People on the beach filmed Monday’s incident, an extremely rare shark attack in Israeli waters, with their phones. One man could be heard exclaiming, “Wow, wow, he’s with the shark, he’s fighting him,” as the man was seen in the distance. “They’re eating him, eating the man… Can’t see him.”

An eyewitness to the attack told Channel 12 news that the man shouted: “‘I’ve been bitten, I’ve been bitten.’ He waved his hands in the air, and after a few minutes the sharks dragged him to their side.”

The woman told the TV network that she saw “three sharks and a huge pool of blood. Since then, it’s like he disappeared. We saw it all happen, and then he suddenly disappeared.”

Channel 12 reported that the missing man lives in the Sharon area of central Israel, and around 2 p.m. he told his friend he planned on entering the water, which was the last time anyone heard from him. Early Tuesday morning, two items of clothing that likely belonged to the missing man were found on the beach, the network reported.

According to the Kan public broadcaster, the missing man is a fisherman who was swimming in the area with the fish that he had caught attached to his belt, which is believed to have attracted the shark.

The Ynet news site reported that the missing man is a married father, and claimed that he entered the water in order to swim near the sharks, after reading reports that they had been gathering in the area.

An unnamed friend of the man told Ynet that “I warned him against entering the sea.” Now, he said, “his wife is calling me all the time, I don’t know what to tell her.”

Search and rescue teams search for a diver who went missing after he was attacked by sharks near the beach in Hadera, April 22, 2025. (Tal Gal/FLASH90)

Videos from the scene on social media appeared to show sharks swimming among children just before the attack.

It would be just the third recorded shark attack in Israel, according to Yigael Ben-Ari, head of the Parks and Nature Authority’s marine ranger force. One person was killed in an attack in the 1940s.

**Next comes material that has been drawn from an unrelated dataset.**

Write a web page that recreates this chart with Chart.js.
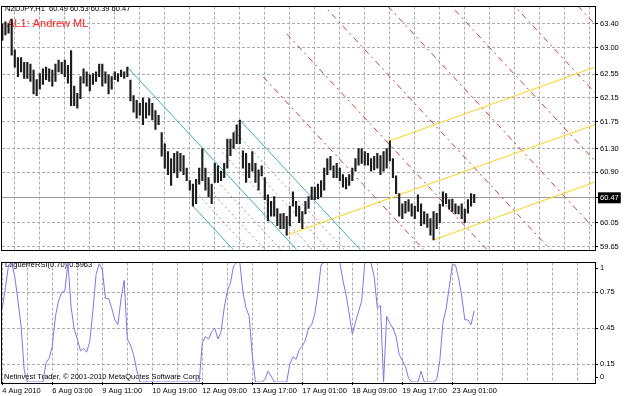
<!DOCTYPE html>
<html>
<head>
<meta charset="utf-8">
<script src="https://cdn.jsdelivr.net/npm/chart.js"></script>
<style>
  html, body { margin: 0; padding: 0; background: #fff; }
  #wrap { position: relative; width: 625px; height: 396px; overflow: hidden; }
  #priceBox { position: absolute; left: 0; top: 0; width: 625px; height: 256px; }
  #rsiBox { position: absolute; left: 0; top: 256px; width: 625px; height: 140px; }
</style>
</head>
<body>
<div id="wrap">
  <div id="priceBox"><canvas id="priceChart"></canvas></div>
  <div id="rsiBox"><canvas id="rsiChart"></canvas></div>
</div>
<script>
const symbolTitle = 'NZDJPY,H1  60.49 60.53 60.39 60.47';
const forkName = 'AL1: Andrew ML';
const rsiTitle = 'LaguerreRSI(0.70) 0.5963';
const copyright = 'Netinvest Trader, \u00a9 2001-2010 MetaQuotes Software Corp.';

// H1 bars, high / low
const highs = [
  63.40, 63.43, 63.40, 63.48, 62.96, 62.83, 62.83, 62.75, 62.75, 62.72,
  62.62, 62.46, 62.56, 62.64, 62.67, 62.64, 62.62, 62.72, 62.79, 62.75,
  62.79, 62.70, 62.95, 62.35, 62.23, 62.51, 62.64, 62.59, 62.54, 62.56,
  62.59, 62.72, 62.72, 62.59, 62.54, 62.51, 62.59, 62.56, 62.62, 62.59,
  62.67, 62.45, 62.19, 62.11, 62.06, 62.15, 62.07, 62.14, 62.06, 61.94,
  61.86, 61.57, 61.38, 61.25, 61.13, 61.22, 61.25, 61.22, 61.18, 60.97,
  60.76, 60.70, 60.78, 60.97, 61.30, 60.97, 60.81, 60.70, 61.05, 61.01,
  60.92, 61.05, 61.46, 61.46, 61.57, 61.70, 61.78, 61.26, 61.22, 61.05,
  61.25, 61.05, 60.94, 61.01, 60.81, 60.52, 60.41, 60.49, 60.29, 60.20,
  60.21, 60.16, 60.33, 60.57, 60.41, 60.33, 60.24, 60.41, 60.49, 60.65,
  60.65, 60.70, 60.76, 60.97, 61.13, 61.17, 61.01, 61.05, 60.97, 60.86,
  60.81, 60.86, 60.97, 61.13, 61.30, 61.30, 61.25, 61.22, 61.13, 61.17,
  61.22, 61.18, 61.25, 61.30, 61.43, 61.13, 60.84, 60.54, 60.37, 60.41,
  60.44, 60.37, 60.33, 60.52, 60.37, 60.24, 60.20, 60.12, 60.24, 60.21,
  60.36, 60.57, 60.54, 60.44, 60.45, 60.37, 60.33, 60.37, 60.28, 60.44,
  60.54, 60.53
];
const lows = [
  63.12, 63.21, 63.24, 62.87, 62.67, 62.51, 62.59, 62.48, 62.48, 62.43,
  62.22, 62.19, 62.30, 62.38, 62.46, 62.43, 62.35, 62.43, 62.59, 62.56,
  62.51, 62.40, 62.02, 62.02, 61.98, 62.14, 62.40, 62.35, 62.27, 62.38,
  62.43, 62.51, 62.35, 62.40, 62.22, 62.30, 62.46, 62.43, 62.51, 62.48,
  62.51, 62.10, 61.91, 61.81, 61.86, 61.70, 61.81, 61.86, 61.78, 61.62,
  61.70, 61.17, 60.97, 60.86, 60.68, 60.89, 60.81, 60.92, 60.86, 60.76,
  60.60, 60.33, 60.37, 60.70, 60.76, 60.60, 60.49, 60.37, 60.73, 60.73,
  60.76, 60.81, 60.97, 61.18, 61.30, 61.38, 61.38, 60.97, 60.73, 60.81,
  60.92, 60.73, 60.60, 60.84, 60.44, 60.08, 60.16, 60.16, 60.00, 59.95,
  59.95, 59.84, 60.00, 60.33, 60.16, 60.05, 59.95, 60.20, 60.29, 60.44,
  60.44, 60.45, 60.49, 60.60, 60.86, 60.94, 60.81, 60.81, 60.76, 60.65,
  60.62, 60.68, 60.76, 60.92, 61.02, 61.05, 61.02, 61.02, 60.92, 60.94,
  60.97, 60.86, 60.92, 60.97, 61.09, 60.81, 60.54, 60.16, 60.12, 60.21,
  60.24, 60.16, 60.12, 60.24, 60.00, 60.03, 59.97, 59.84, 59.76, 59.95,
  60.05, 60.33, 60.37, 60.28, 60.24, 60.20, 60.20, 60.12, 60.05, 60.21,
  60.33, 60.39
];
const rsi = [
  0.62, 0.79, 0.98, 1, 0.88, 0.68, 0.47, 0.10, 0, 0,
  0, 0, 0, 0, 0.16, 0.20, 0.30, 0.55, 0.68, 0.75,
  0.76, 1, 0.63, 0.44, 0.36, 0.26, 0.28, 0.25, 0.34, 0.60,
  0.90, 0.99, 0.94, 0.70, 0.70, 0.62, 0.52, 0.48, 0.70, 0.85,
  0.36, 0.31, 0.23, 0.10, 0, 0, 0, 0, 0, 0,
  0, 0, 0, 0, 0, 0, 0, 0, 0, 0,
  0, 0, 0, 0, 0.33, 0.38, 0.36, 0.42, 0.45, 0.36,
  0.42, 0.62, 0.76, 0.83, 0.97, 1, 1, 0.75, 0.62, 0.55,
  0.22, 0, 0, 0, 0.02, 0.09, 0.05, 0, 0, 0,
  0, 0, 0.15, 0.21, 0.19, 0.27, 0.30, 0.35, 0.45, 0.48,
  0.57, 0.75, 0.98, 1, 1, 1, 1, 1, 1, 0.85,
  0.73, 0.57, 0.40, 0.50, 0.59, 0.68, 1, 1, 1, 0.88,
  0.62, 0.64, 0, 0.55, 0.49, 0.45, 0.38, 0.23, 0.18, 0.13,
  0.03, 0, 0, 0, 0.09, 0, 0, 0, 0, 0.02,
  0.18, 0.50, 0.61, 0.79, 0.98, 0.98, 0.87, 0.72, 0.52, 0.52,
  0.48, 0.5963
];

const dateLabels = ['4 Aug 2010', '6 Aug 03:00', '9 Aug 11:00', '10 Aug 19:00', '12 Aug 09:00',
  '13 Aug 17:00', '17 Aug 01:00', '18 Aug 09:00', '19 Aug 17:00', '23 Aug 01:00'];
const priceTicks = [63.40, 63.00, 62.55, 62.15, 61.75, 61.30, 60.90, 60.47, 60.05, 59.65];
const bidPrice = 60.47;
const rsiTicks = [1, 0.75, 0.45, 0.15, 0];

// pitchfork pivots: [bar index, price]
const cyanPivots = [[40, 62.67], [61, 60.33], [76, 61.78]];
const yellowPivots = [[91, 59.84], [124, 61.43], [138, 59.76]];

const X_MIN = -0.1, X_MAX = 189.66;
const GRID = '#ababab';
const FONT = 'Liberation Sans';
Chart.defaults.font.family = FONT;

const gridIdx = [];
for (let i = 0; i <= 184; i += 8) gridIdx.push(i);

// a line starting at p running right with the fork slope
function ray(p, slope, color, dash, order) {
  return {
    type: 'line',
    data: [{x: p[0], y: p[1]}, {x: X_MAX, y: p[1] + slope * (X_MAX - p[0])}],
    borderColor: color, borderWidth: 1, borderDash: dash,
    pointRadius: 0, order: order
  };
}

function fork(piv) {
  const [a, b, c] = piv;
  const m = [(b[0] + c[0]) / 2, (b[1] + c[1]) / 2];
  const slope = (m[1] - a[1]) / (m[0] - a[0]);
  return {a, b, c, m, slope};
}

const cf = fork(cyanPivots);
const yf = fork(yellowPivots);
const along = (f, k) => [f.m[0] + k * (f.c[0] - f.m[0]), f.m[1] + k * (f.c[1] - f.m[1])];

const lineSets = [];
// cyan fork + inner dotted levels + red warning lines
[-0.75, -0.5, -0.25, 0.25, 0.5, 0.75].forEach(k => lineSets.push(ray(along(cf, k), cf.slope, '#9a9a9a', [2, 3], 4)));
for (let k = 2; k <= 8; k++) lineSets.push(ray(along(cf, k), cf.slope, '#c44040', [6, 4, 2, 4], 4));
[cf.a, cf.b, cf.c].forEach(p => lineSets.push(ray(p, cf.slope, '#3faeb2', [], 3)));
[yf.a, yf.b, yf.c].forEach(p => lineSets.push(ray(p, yf.slope, '#ffd21a', [], 3)));

function frame(id) {
  return {
    id: id,
    afterDraw(chart) {
      const {ctx, chartArea: a} = chart;
      ctx.save();
      ctx.strokeStyle = '#000';
      ctx.lineWidth = 1;
      ctx.strokeRect(Math.round(a.left) - 0.5, Math.round(a.top) - 0.5,
        Math.round(a.right - a.left) + 1, Math.round(a.bottom - a.top) + 1);
      ctx.restore();
    }
  };
}

function texts(id, items) {
  return {
    id: id,
    beforeDatasetsDraw(chart) {
      const ctx = chart.ctx;
      ctx.save();
      ctx.textBaseline = 'middle';
      items.forEach(t => {
        ctx.font = t.size + 'px "' + FONT + '"';
        ctx.fillStyle = t.color;
        ctx.fillText(t.text, t.x, t.y);
      });
      ctx.restore();
    }
  };
}

new Chart(document.getElementById('priceChart'), {
  type: 'bar',
  data: {
    datasets: [
      {
        type: 'bar',
        data: highs.map((h, i) => ({x: i, y: [lows[i], h]})),
        backgroundColor: '#1e1e1e',
        barThickness: 1.5,
        grouped: false,
        order: 1
      }
    ].concat(lineSets)
  },
  options: {
    responsive: true,
    maintainAspectRatio: false,
    animation: false,
    layout: {padding: {left: 2, top: 2, right: 0, bottom: 1}},
    plugins: {legend: {display: false}, tooltip: {enabled: false}},
    scales: {
      x: {
        type: 'linear', min: X_MIN, max: X_MAX, offset: false,
        afterBuildTicks: s => { s.ticks = gridIdx.map(v => ({value: v})); },
        afterFit: s => { s.height = 0; },
        ticks: {display: false},
        grid: {color: GRID, drawTicks: false},
        border: {display: false, dash: [3, 2]}
      },
      y: {
        position: 'right', min: 59.60, max: 63.69,
        afterBuildTicks: s => { s.ticks = priceTicks.map(v => ({value: v})); },
        afterFit: s => { s.width = 30; },
        ticks: {
          font: {size: 7.5}, padding: 2,
          color: c => c.tick.value === bidPrice ? '#fff' : '#000',
          showLabelBackdrop: c => c.tick.value === bidPrice,
          backdropColor: '#000',
          backdropPadding: {x: 2, y: 1},
          callback: v => v.toFixed(2)
        },
        grid: {
          color: c => (c.tick && c.tick.value === bidPrice) ? '#9c9c9c' : GRID,
          tickColor: '#000', tickLength: 3
        },
        border: {display: false, dash: c => (c.tick && c.tick.value === bidPrice) ? [] : [3, 2]}
      }
    }
  },
  plugins: [
    texts('priceTexts', [
      {text: symbolTitle, x: 5, y: 9, size: 7.5, color: '#000'},
      {text: forkName, x: 7, y: 24, size: 11, color: '#ff2020'}
    ]),
    frame('priceFrame')
  ]
});

new Chart(document.getElementById('rsiChart'), {
  type: 'line',
  data: {
    datasets: [{
      data: rsi.map((v, i) => ({x: i, y: v})),
      borderColor: '#8672e8',
      borderWidth: 1,
      pointRadius: 0,
      tension: 0
    }]
  },
  options: {
    responsive: true,
    maintainAspectRatio: false,
    animation: false,
    layout: {padding: {left: 2, top: 1, right: 0, bottom: 0}},
    plugins: {legend: {display: false}, tooltip: {enabled: false}},
    scales: {
      x: {
        type: 'linear', min: X_MIN, max: X_MAX, offset: false,
        afterBuildTicks: s => { s.ticks = gridIdx.map(v => ({value: v})); },
        afterFit: s => { s.height = 14; },
        ticks: {
          autoSkip: false, maxRotation: 0, align: 'start', padding: 1,
          font: {size: 7.5}, color: '#000',
          callback: v => (v % 16 === 0 && dateLabels[v / 16]) ? dateLabels[v / 16] : ''
        },
        grid: {
          color: GRID, tickLength: 3,
          tickColor: c => (c.tick && c.tick.value % 16 === 0 && dateLabels[c.tick.value / 16]) ? '#000' : 'rgba(0,0,0,0)'
        },
        border: {display: false, dash: [3, 2]}
      },
      y: {
        position: 'right', min: 0, max: 1,
        afterBuildTicks: s => {
          // keep the 1 and 0 labels inside the panel
          s.ticks = rsiTicks.map(v => ({value: v === 1 ? 0.952 : (v === 0 ? 0.04 : v)}));
        },
        afterFit: s => { s.width = 30; },
        ticks: {font: {size: 7.5}, color: '#000', padding: 2, callback: (v, i) => String(rsiTicks[i])},
        grid: {
          color: c => (c.index === 0 || c.index === rsiTicks.length - 1) ? 'rgba(0,0,0,0)' : GRID,
          tickColor: '#000', tickLength: 3
        },
        border: {display: false, dash: [3, 2]}
      }
    }
  },
  plugins: [
    texts('rsiTexts', [
      {text: rsiTitle, x: 5, y: 9, size: 7.5, color: '#000'},
      {text: copyright, x: 4, y: 121, size: 7.5, color: '#000'}
    ]),
    frame('rsiFrame')
  ]
});
</script>
</body>
</html>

The area, where warm water released by a nearby power plant flows into the sea, has for years attracted dozens of sharks between the months of October and May. Ben-Ari said swimming is prohibited in the area, but swimmers enter the water anyway.

Despite the police closure of a wide swath of beaches in the area following Monday’s incident, two young Israelis entered the water near Hadera on Tuesday, according to Ynet, although they were quickly called to exit, and did so.

Another eyewitness to the attack, Eliya Motai, told Ynet on Monday that “I was in the water, I saw blood and there were screams.”

Motai added that “I didn’t see much — just a little blood. I was a few meters from shore. It’s terrifying. We were here yesterday and saw the sharks circling us.”

A diver is attacked by a shark off the coast of Hadera on April 21, 2025. (Screen capture/X)

Dusky and sandbar sharks, which frequent the area during the period between November and May, are not known to attack humans.

Over the past few days, fish die-offs in the Hadera Stream and the nearby Alexander Stream have attracted sharks to the shores of Hadera and Beit Yannai. The sharks eat dead, sick and wounded fish as they enter the sea, helping keep natural waters clean.

The Nature and Parks Authority on Monday said it “repeats its warning… against interacting with sharks. We again call on the public not to approach the sharks, which are protected animals.”